Three grounds for scepticism stand out. One is that over the last 20 years there has been only a very slight reduction in carbon emissions during the boom years, and the only significant cuts have been caused by the collapse of growth in recessions. The reductions have been nowhere near the level required for Britain to get on the trajectory which will lead to 80% cuts (compared to a 1990 baseline) by 2050, which is the agreed target. Will a Tory government face down industry (strongly backed as we have already seen by the Treasury and BIS Departments) to reach such a radical target when no previous government has done so? At best, it seems unlikely.

The second is that on almost all the other ten environmental targets espoused by the Government the result has so far been poor or indeed very poor. The ‘green deal’ designed to insulate Britain’s homes and make them more energy efficient will, according to polls, only get taken up by 7% of households if interest rates are no higher than 6%, but they will probably be 8-10%. Green laws have been labelled red tape by the government and may largely be axed in a bonfire of environmental regulations. The so-called Green Bank is not being allowed to operate like a real bank, by raising money in the markets and issuing green bonds. Because the government supports an ultra-liberal energy market, it won’t intervene adequately either to produce green electricity or to lift people out of fuel poverty or to prevent the energy companies exploiting customers with excessive price rises.

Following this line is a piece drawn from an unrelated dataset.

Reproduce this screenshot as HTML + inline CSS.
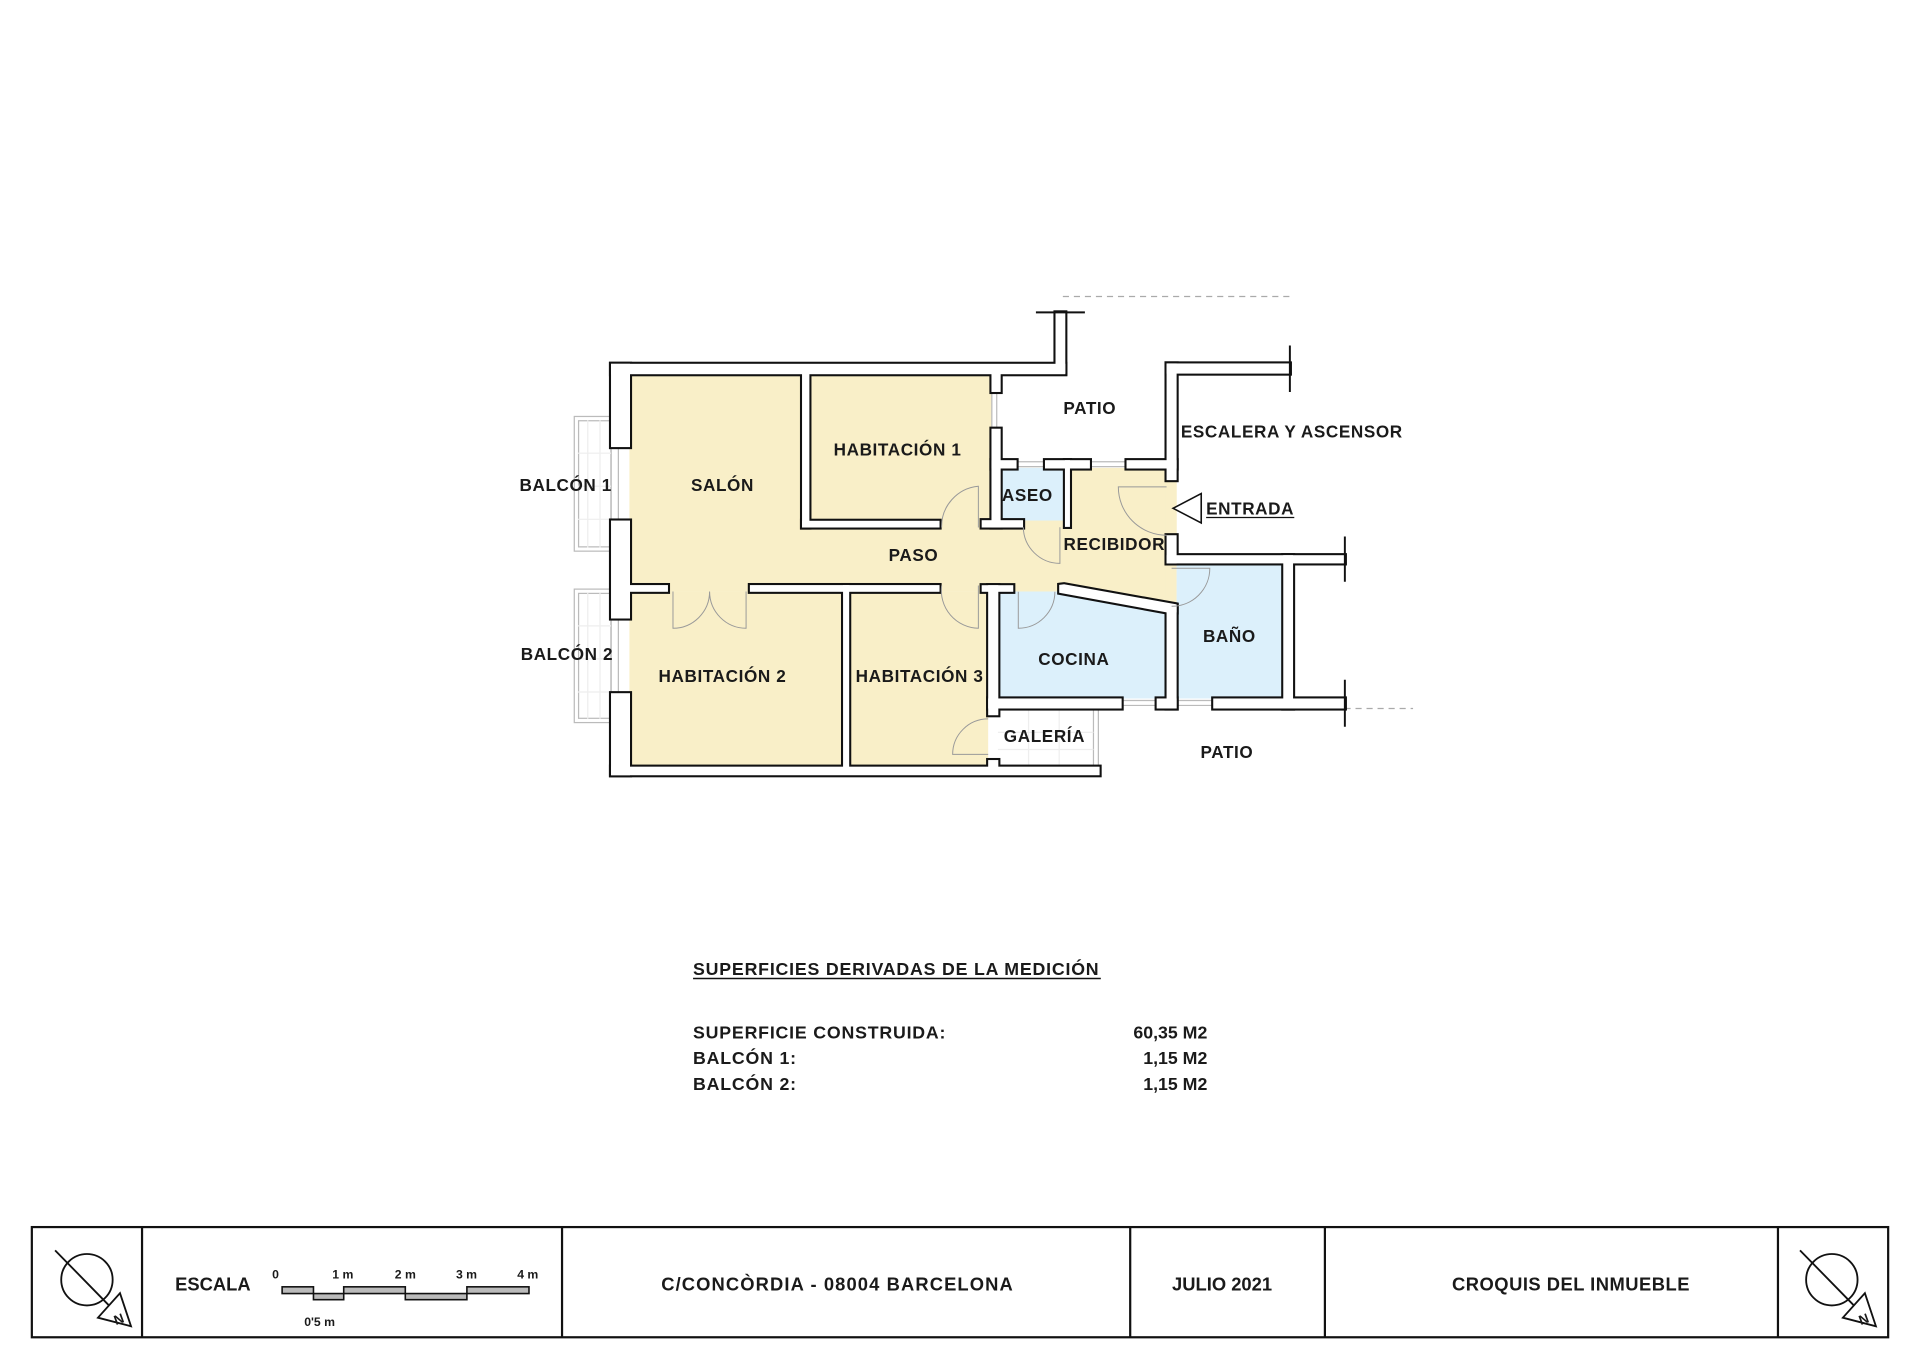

Selling off the nation’s forests was a disaster that forced a U-turn, and culling badgers as the answer to bovine TB may well go the same way.

The third ground for concern is whether there is a real intention to decarbonise Britain or alternatively to try to achieve the carbon emission reduction targets by carbon offsets abroad, which is in effect cheating on the real objective. This is a get-out-of-jail-free card which should never be used. One of the worst provisions of the Kyoto Protocol (demanded by the US as a condition for signing up) is that companies that invest in cleaner technology in, say, Asia or Africa can then use the carbon credit to meet the domestic target in the UK. If that loophole is now going to be widely used, then Cameron’s latest over-puffed claim of a ‘historic climate change deal’ is nothing more than a scam.